Democratize deployment process
Democratizing the deployment process removes the reliance on specific individuals. If we empower any software engineer to deploy, it slowly reduces the fear. “If “anyone can deploy it should not be too hard”. Share your legos!
Frequent deployments
To reduce deployment anxiety, we need to deploy more frequently, not less. The DORA report also highlights that smaller batch deployments are less likely to cause issues and help lower the psychological barrier for developers.
Improve developer experience
Clarifying what is being deployed enhances the developer experience. Make it easy for developers to know when deployments occur and what changes are included. This transparency helps developers track when their changes go live and simplifies incident investigations.

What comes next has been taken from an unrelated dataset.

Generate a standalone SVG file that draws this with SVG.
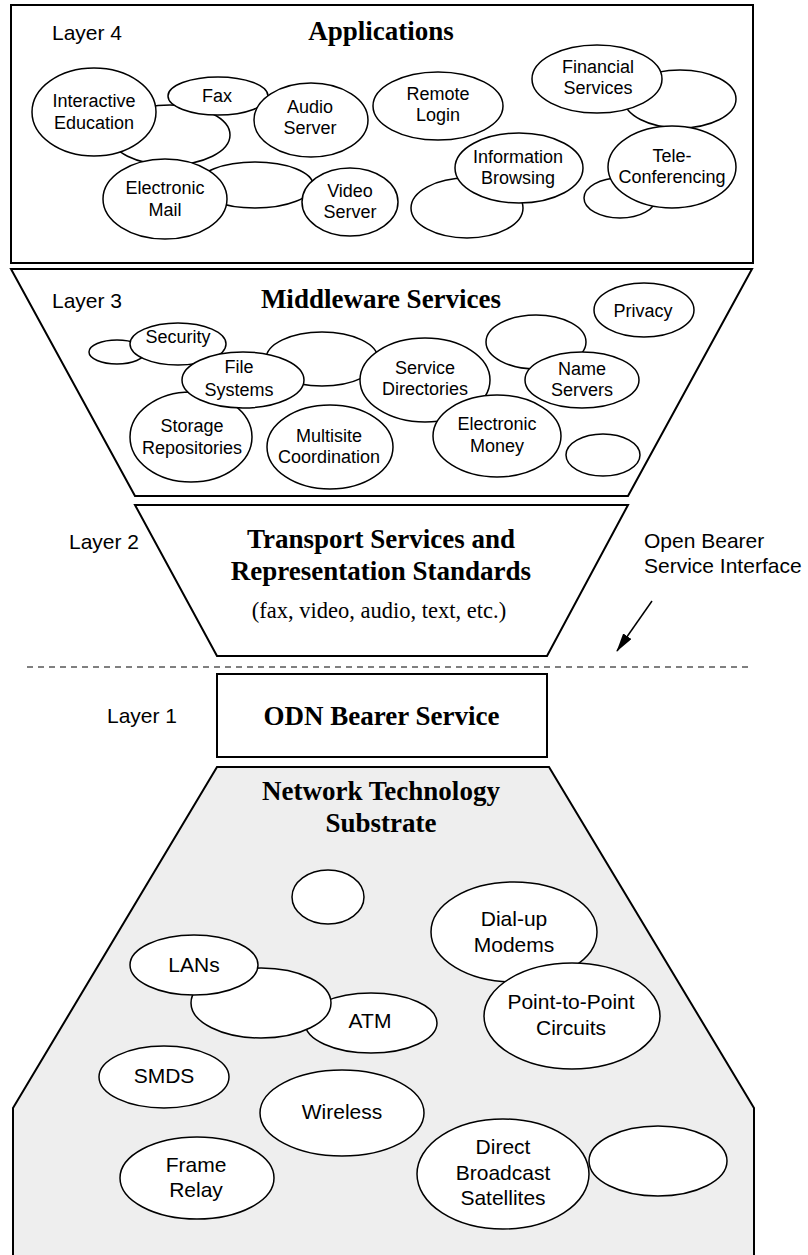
<svg xmlns="http://www.w3.org/2000/svg" width="808" height="1255" viewBox="0 0 808 1255">
<style>
.frame{fill:#fff;stroke:#000;stroke-width:2}
.sub{fill:#eeeeee;stroke:#000;stroke-width:2}
.e{fill:#fff;stroke:#000;stroke-width:1.5}
.lbl{font-family:"Liberation Sans",Arial,sans-serif;font-size:18px;text-anchor:middle;fill:#000}
.lbl0{font-family:"Liberation Sans",Arial,sans-serif;font-size:21px;text-anchor:middle;fill:#000}
.side{font-family:"Liberation Sans",Arial,sans-serif;font-size:21px;fill:#000}
.title{font-family:"Liberation Serif","Times New Roman",serif;font-size:27px;font-weight:bold;text-anchor:middle;fill:#000}
.note{font-family:"Liberation Serif","Times New Roman",serif;font-size:22.5px;text-anchor:middle;fill:#000}
</style>
<defs>
<marker id="ah" markerWidth="19" markerHeight="10" refX="18" refY="5" orient="auto" markerUnits="userSpaceOnUse">
<path d="M0,0 L19,5 L0,10 Z" fill="#000"/>
</marker>
</defs>

<g id="layer4">
<rect class="frame" x="11" y="5" width="742" height="258"/>
<text class="side" x="52" y="40">Layer 4</text>
<text class="title" x="381" y="40">Applications</text>
<g id="l4-blankA"><ellipse class="e" cx="170" cy="135" rx="60" ry="30"/></g>
<g id="l4-interactive"><ellipse class="e" cx="94" cy="112" rx="62" ry="44"/><text class="lbl" x="94" y="107">Interactive</text><text class="lbl" x="94" y="129">Education</text></g>
<g id="l4-fax"><ellipse class="e" cx="218" cy="96" rx="50" ry="19"/><text class="lbl" x="217" y="102">Fax</text></g>
<g id="l4-audio"><ellipse class="e" cx="311" cy="120" rx="57" ry="37"/><text class="lbl" x="310" y="113">Audio</text><text class="lbl" x="310" y="134">Server</text></g>
<g id="l4-blankB"><ellipse class="e" cx="255" cy="185" rx="58" ry="23"/></g>
<g id="l4-email"><ellipse class="e" cx="165" cy="199" rx="62" ry="40"/><text class="lbl" x="165" y="194">Electronic</text><text class="lbl" x="165" y="216">Mail</text></g>
<g id="l4-video"><ellipse class="e" cx="350" cy="202" rx="48" ry="34"/><text class="lbl" x="350" y="197">Video</text><text class="lbl" x="350" y="218">Server</text></g>
<g id="l4-remote"><ellipse class="e" cx="438" cy="106" rx="65" ry="34"/><text class="lbl" x="438" y="100">Remote</text><text class="lbl" x="438" y="121">Login</text></g>
<g id="l4-blankC"><ellipse class="e" cx="680" cy="99" rx="56" ry="29"/></g>
<g id="l4-financial"><ellipse class="e" cx="597" cy="79" rx="65" ry="34"/><text class="lbl" x="598" y="73">Financial</text><text class="lbl" x="598" y="94">Services</text></g>
<g id="l4-blankE"><ellipse class="e" cx="467" cy="208" rx="56" ry="30"/></g>
<g id="l4-info"><ellipse class="e" cx="519" cy="168" rx="64" ry="35"/><text class="lbl" x="518" y="163">Information</text><text class="lbl" x="518" y="184">Browsing</text></g>
<g id="l4-blankD"><ellipse class="e" cx="620" cy="198" rx="36" ry="20"/></g>
<g id="l4-tele"><ellipse class="e" cx="672" cy="167" rx="64" ry="41"/><text class="lbl" x="672" y="162">Tele-</text><text class="lbl" x="672" y="183">Conferencing</text></g>
</g>

<g id="layer3">
<path class="frame" d="M11,269 L752,269 L628,496 L135,496 Z"/>
<text class="side" x="52" y="308">Layer 3</text>
<text class="title" x="381" y="308">Middleware Services</text>
<g id="l3-blankA"><ellipse class="e" cx="117" cy="352" rx="28" ry="12"/></g>
<g id="l3-security"><ellipse class="e" cx="178" cy="344" rx="48" ry="21"/><text class="lbl" x="178" y="343">Security</text></g>
<g id="l3-storage"><ellipse class="e" cx="191" cy="437" rx="61" ry="45"/><text class="lbl" x="192" y="432">Storage</text><text class="lbl" x="192" y="454">Repositories</text></g>
<g id="l3-blankB"><ellipse class="e" cx="322" cy="359" rx="56" ry="27"/></g>
<g id="l3-files"><ellipse class="e" cx="243" cy="380" rx="61" ry="28"/><text class="lbl" x="239" y="373">File</text><text class="lbl" x="239" y="396">Systems</text></g>
<g id="l3-multisite"><ellipse class="e" cx="330" cy="447" rx="63" ry="42"/><text class="lbl" x="329" y="442">Multisite</text><text class="lbl" x="329" y="463">Coordination</text></g>
<g id="l3-directories"><ellipse class="e" cx="425" cy="380" rx="65" ry="42"/><text class="lbl" x="425" y="374">Service</text><text class="lbl" x="425" y="395">Directories</text></g>
<g id="l3-money"><ellipse class="e" cx="497" cy="436" rx="64" ry="41"/><text class="lbl" x="497" y="430">Electronic</text><text class="lbl" x="497" y="452">Money</text></g>
<g id="l3-blankC"><ellipse class="e" cx="536" cy="342" rx="50" ry="27"/></g>
<g id="l3-names"><ellipse class="e" cx="582" cy="380" rx="57" ry="28"/><text class="lbl" x="582" y="375">Name</text><text class="lbl" x="582" y="396">Servers</text></g>
<g id="l3-privacy"><ellipse class="e" cx="644" cy="310" rx="50" ry="27"/><text class="lbl" x="643" y="317">Privacy</text></g>
<g id="l3-blankD"><ellipse class="e" cx="603" cy="455" rx="37" ry="21"/></g>
</g>

<g id="layer2">
<path class="frame" d="M135,505 L628,505 L547,656 L217,656 Z"/>
<text class="side" x="69" y="549">Layer 2</text>
<text class="title" x="381" y="548">Transport Services and</text>
<text class="title" x="381" y="580">Representation Standards</text>
<text class="note" x="379" y="618">(fax, video, audio, text, etc.)</text>
</g>

<g id="interface">
<line x1="27" y1="667" x2="752" y2="667" stroke="#000" stroke-width="1" stroke-dasharray="6 5"/>
<text class="side" x="644" y="548">Open Bearer</text>
<text class="side" x="644" y="573">Service Interface</text>
</g>

<g id="connectors">
<line x1="652" y1="601" x2="617" y2="651" stroke="#000" stroke-width="1.5" marker-end="url(#ah)"/>
</g>

<g id="layer1">
<rect class="frame" x="217" y="674" width="330" height="83"/>
<text class="side" x="107" y="723">Layer 1</text>
<text class="title" x="381.5" y="725">ODN Bearer Service</text>
</g>

<g id="layer0">
<path class="sub" d="M217,767 L549,767 L754,1108 L754,1262 L13,1262 L13,1108 Z"/>
<text class="title" x="381" y="800">Network Technology</text>
<text class="title" x="381" y="832">Substrate</text>
<g id="l0-blankA"><ellipse class="e" cx="328" cy="897" rx="36" ry="27"/></g>
<g id="l0-atm"><ellipse class="e" cx="371" cy="1023" rx="66" ry="30"/><text class="lbl0" x="370" y="1028">ATM</text></g>
<g id="l0-blankB"><ellipse class="e" cx="261" cy="1003" rx="70" ry="35"/></g>
<g id="l0-lans"><ellipse class="e" cx="194" cy="965" rx="64" ry="30"/><text class="lbl0" x="194" y="972">LANs</text></g>
<g id="l0-dialup"><ellipse class="e" cx="514" cy="932" rx="83" ry="50"/><text class="lbl0" x="514" y="926">Dial-up</text><text class="lbl0" x="514" y="952">Modems</text></g>
<g id="l0-p2p"><ellipse class="e" cx="572" cy="1016" rx="88" ry="53"/><text class="lbl0" x="571" y="1009">Point-to-Point</text><text class="lbl0" x="571" y="1035">Circuits</text></g>
<g id="l0-smds"><ellipse class="e" cx="164" cy="1077" rx="65" ry="31"/><text class="lbl0" x="164" y="1083">SMDS</text></g>
<g id="l0-wireless"><ellipse class="e" cx="342" cy="1113" rx="82" ry="43"/><text class="lbl0" x="342" y="1119">Wireless</text></g>
<g id="l0-frame"><ellipse class="e" cx="197" cy="1178" rx="77" ry="41"/><text class="lbl0" x="196" y="1172">Frame</text><text class="lbl0" x="196" y="1197">Relay</text></g>
<g id="l0-blankC"><ellipse class="e" cx="658" cy="1161" rx="69" ry="35"/></g>
<g id="l0-dbs"><ellipse class="e" cx="503" cy="1174" rx="86" ry="55"/><text class="lbl0" x="503" y="1154">Direct</text><text class="lbl0" x="503" y="1180">Broadcast</text><text class="lbl0" x="503" y="1205">Satellites</text></g>
</g>
</svg>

Defined risk-mitigation strategies
There should be defined steps to follow for rollbacks and hotfixes, as this helps eliminate any indecision with production incidents. For instance, there should be separate build and deploy steps for teams to follow for easy rollbacks
Similarly, standardizing how to deal with hotfixes and cherrypicks can make it simple to operate when the stakes are high.
Feature flags
Feature flags are like kill-switches that can turn off a new feature that caused an incident in production. This can enable engineers to resolve production incidents quickly.
Conclusion
Software teams must treat release engineering as a priority from the outset of product development to avoid costly mistakes. And we should not let incidents like the Crowdstrike outage cripple our development practices. Addressing the fear of deployment and preventing production incidents involves several key strategies:
- Invest in the standardization of deployment processes
- Set up well-defined risk-mitigating strategies, such as canary releases, strategic rollouts, rollbacks, and hotfixes.
- Simplify the developer experience by democratizing deployments, and encourage everyone to participate.